Marcel Eckardt rechnet damit, dass Snooker relativ schnell wieder im Programm steht, wenn das Virus unter Kontrolle ist. Live-Übertragungen seien dann gut geeignet, vielen Menschen den Weg zurück in die Normalität zu ebnen. „Trotzdem mache ich mir Gedanken, was passiert und wie es weiterlaufen könnte, wenn die ganze Sache noch länger dauert, als wir aktuell befürchten. Ohne Zweifel kann es derzeit nicht darum gehen, an sportlichen Wettkämpfen festzuhalten; das haben alle verstanden – andere Dinge zählen da richtigerweise mehr. Dennoch ist ein bisschen Angst dabei, was die vielen, vielen Einzelschicksale betrifft.“

Notgedrungen hat sich der Student der Politikwissenschaften, Verwaltungswissenschaften und Soziologie in Berlin mit der Situation abgefunden. „Ich zähle mich zu der Gruppe, die bis auf die wöchentlichen Einkäufe zu Hause bleibt. Beschäftigung habe ich genug: Da ist natürlich mein Fernstudium, in welches ich nun deutlich mehr Zeit investieren kann. Aber auch in der Wohnung habe ich mittlerweile Sachen entdeckt, die es zu erledigen gilt, die man bisher sehr weit hinten angestellt hatte.

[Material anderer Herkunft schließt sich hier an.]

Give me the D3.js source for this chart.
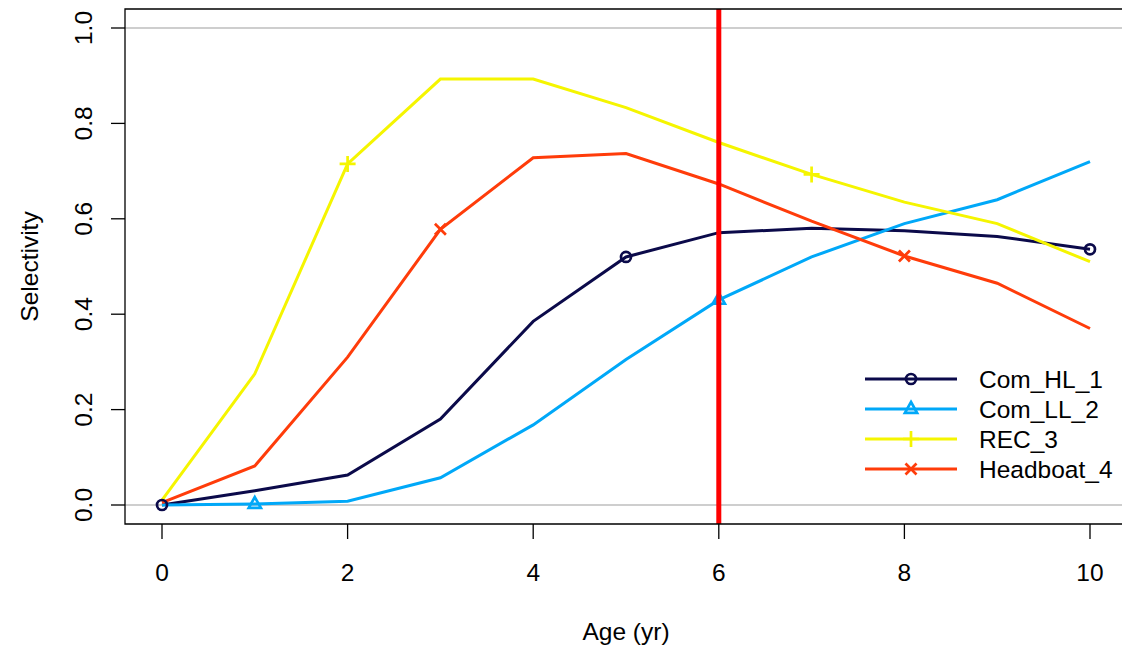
<!DOCTYPE html>
<html>
<head>
<meta charset="utf-8">
<script src="https://cdn.jsdelivr.net/npm/d3@7"></script>
<style>body{margin:0;background:#fff;} text{font-family:"Liberation Sans",Arial,sans-serif;}</style>
</head>
<body>
<div id="chart"></div>
<script>
// data
const ages = [0, 1, 2, 3, 4, 5, 6, 7, 8, 9, 10];
const comHL = [0, 0.03, 0.063, 0.18, 0.385, 0.52, 0.571, 0.58, 0.575, 0.563, 0.536];
const comLL = [0, 0.002, 0.008, 0.057, 0.168, 0.305, 0.43, 0.52, 0.59, 0.64, 0.72];
const rec = [0.01, 0.275, 0.715, 0.893, 0.893, 0.833, 0.76, 0.693, 0.635, 0.59, 0.51];
const headboat = [0.005, 0.082, 0.31, 0.578, 0.728, 0.737, 0.673, 0.595, 0.522, 0.465, 0.37];
const seriesNames = ["Com_HL_1", "Com_LL_2", "REC_3", "Headboat_4"];
const seriesColors = ["#0b0a4a", "#00a8f8", "#f5f500", "#ff3c0a"];
const seriesValues = [comHL, comLL, rec, headboat];
const xTicks = [0, 2, 4, 6, 8, 10];
const yTicks = [0, 0.2, 0.4, 0.6, 0.8, 1.0];
const refAge = 6;

const W = 1122, H = 646;
const box = { left: 125, right: 1122, top: 9, bottom: 524 };
const fs = 24.5;

const svg = d3.select("#chart").append("svg").attr("width", W).attr("height", H);

const x = d3.scaleLinear().domain([0, 10]).range([162, 1090]);
const y = d3.scaleLinear().domain([0, 1]).range([505, 28]);

// grid lines at 0 and 1
svg.selectAll(".hline").data([0, 1]).join("line")
    .attr("x1", box.left).attr("x2", box.right)
    .attr("y1", d => y(d)).attr("y2", d => y(d))
    .attr("stroke", "#bebebe").attr("stroke-width", 1.3);

// series lines
const line = d3.line().x((d, i) => x(ages[i])).y(d => y(d));
seriesValues.forEach((vals, s) => {
    svg.append("path").datum(vals)
        .attr("d", line).attr("fill", "none")
        .attr("stroke", seriesColors[s]).attr("stroke-width", 3);
});

function marker(g, s, cx, cy) {
    const c = seriesColors[s];
    if (s === 0) {
        g.append("circle").attr("cx", cx).attr("cy", cy).attr("r", 5)
            .attr("fill", "none").attr("stroke", c).attr("stroke-width", 2.7);
    } else if (s === 1) {
        const r = 7;
        g.append("path").attr("d", `M${cx},${cy - r}L${cx + r * 0.87},${cy + r * 0.55}L${cx - r * 0.87},${cy + r * 0.55}Z`)
            .attr("fill", "none").attr("stroke", c).attr("stroke-width", 2.7);
    } else if (s === 2) {
        g.append("path").attr("d", `M${cx - 8},${cy}H${cx + 8}M${cx},${cy - 8}V${cy + 8}`)
            .attr("stroke", c).attr("stroke-width", 2.7);
    } else {
        g.append("path").attr("d", `M${cx - 5.5},${cy - 5.5}L${cx + 5.5},${cy + 5.5}M${cx - 5.5},${cy + 5.5}L${cx + 5.5},${cy - 5.5}`)
            .attr("stroke", c).attr("stroke-width", 2.7);
    }
}

// markers every 5 points, offset by series index
const mg = svg.append("g");
seriesValues.forEach((vals, s) => {
    vals.forEach((v, i) => {
        if (i >= s && (i - s) % 5 === 0) marker(mg, s, x(ages[i]), y(v));
    });
});

// reference age line
svg.append("line")
    .attr("x1", x(refAge)).attr("x2", x(refAge))
    .attr("y1", box.top).attr("y2", box.bottom)
    .attr("stroke", "#ff0000").attr("stroke-width", 5);

// box
svg.append("path")
    .attr("d", `M${box.right},${box.top}H${box.left}V${box.bottom}H${box.right}`)
    .attr("fill", "none").attr("stroke", "#000").attr("stroke-width", 1.3);

// x axis ticks
svg.selectAll(".xt").data(xTicks).join("line")
    .attr("x1", d => x(d)).attr("x2", d => x(d))
    .attr("y1", box.bottom).attr("y2", box.bottom + 15)
    .attr("stroke", "#000").attr("stroke-width", 1.3);
svg.selectAll(".xl").data(xTicks).join("text")
    .attr("x", d => x(d)).attr("y", 581)
    .attr("text-anchor", "middle").attr("font-size", fs).text(d => d);

// y axis ticks
svg.selectAll(".yt").data(yTicks).join("line")
    .attr("x1", box.left - 14).attr("x2", box.left)
    .attr("y1", d => y(d)).attr("y2", d => y(d))
    .attr("stroke", "#000").attr("stroke-width", 1.3);
svg.selectAll(".yl").data(yTicks).join("text")
    .attr("transform", d => `translate(92,${y(d)}) rotate(-90)`)
    .attr("text-anchor", "middle").attr("font-size", fs).text(d => d.toFixed(1));

// axis titles
svg.append("text").attr("x", x(5)).attr("y", 640)
    .attr("text-anchor", "middle").attr("font-size", fs).text("Age (yr)");
svg.append("text").attr("transform", `translate(38,${(box.top + box.bottom) / 2}) rotate(-90)`)
    .attr("text-anchor", "middle").attr("font-size", fs).text("Selectivity");

// legend
const lg = svg.append("g");
seriesNames.forEach((n, s) => {
    const ly = 379 + s * 30;
    lg.append("line").attr("x1", 865).attr("x2", 957).attr("y1", ly).attr("y2", ly)
        .attr("stroke", seriesColors[s]).attr("stroke-width", 3);
    marker(lg, s, 911, ly);
    lg.append("text").attr("x", 979).attr("y", ly + 9).attr("font-size", fs).text(n);
});
</script>
</body>
</html>
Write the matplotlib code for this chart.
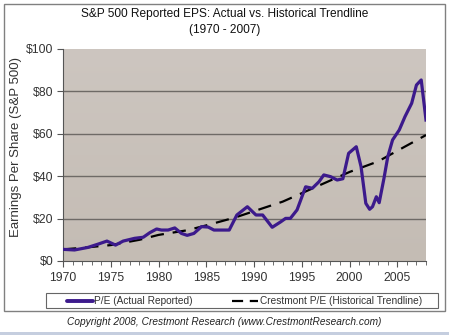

Da die WM ja immer im April beginnt und bis in den Mai hineingeht, freue ich mich aber auch darauf, den richtigen Frühling mal zu Hause zu erleben. Normalerweise verschwinde ich nach Sheffield, wenn hier die ersten Knospen zu sehen sind, und wenn ich wiederkomme, ist alles komplett grün. Wir haben eine relativ große Dachterrasse, wo es viel zu tun gibt und wo ich in den nächsten Wochen sicherlich viel Zeit verbringen werden kann. Ein Traum wäre derzeit natürlich ein eigener Billardtisch zu Hause – das Spiel vermisse ich mittlerweile schon sehr.“

Erlingur Richardsson und Marcel Eckardt haben noch in relativ ruhigen Zeiten die Heimat erreicht. Adrie de Vries schaffte das erst kurz vor dem Abpfiff – um in der Sportsprache zu bleiben. Der Jockey aus den Niederlanden, seit vielen Jahren gern gesehener und erfolgreicher Gast auf der Rennbahn Hoppegarten, machte sich große Hoffnungen auf einen Erfolg in den Millionen-Wettbewerben um den Dubai-Cup am letzten März-Wochenende „Leider wurde der kurzfristig doch noch abgesagt. Für die Godolphin Mile war mein Pferd The Soldier Favorit.“

Die Absage kam aber gerade noch rechtzeitig. Wer weiß, wie lange der 50-Jährige sonst im Orient hätte auf eine Heimflug-Gelegenheit warten müssen. „Ich hatte großes Glück, noch rauszukommen. Kurz nachdem der World Cup abgesagt war, wurde den Ausländern mitgeteilt, dass sie das Land innerhalb von 48 Stunden verlassen müssen, ansonsten könne eine Ausreise auf unbestimmte Zeit nicht mehr garantiert werden“, erzählt der Champion von 2014, der vor zwei Jahren auf Rennpferd Weltstar das deutsche Derby gewinnen konnte. „Da ich den ganzen Winter in Dubai verbringe, hatte ich eine Menge zu packen und in diesen Zeiten einen Flug zu buchen, war Stress pur. Aber irgendwie hat es hingehauen. Ich habe noch einen Platz im letzten Direktflieger nach Holland bekommen.“

Bevor der 13-malige Champion der Niederlande an seinen Arbeitsplatz bei der deutschen Trainerin Yasmin Almenräder zurückkehren konnte, saß er aus freien Stücken eine zweiwöchige Quarantäne in der holländischen Heimat ab. „Ich war im Flieger und am Flughafen natürlich mit einigen Menschen in Kontakt, aber ich hatte keine Symptome. In der Zeit habe ich aber inständig gehofft, dass das normale Leben so schnell als möglich zurückkehren möge“, spricht er eine Sehnsucht aus, die Mitte April wohl alle Menschen in sich trugen.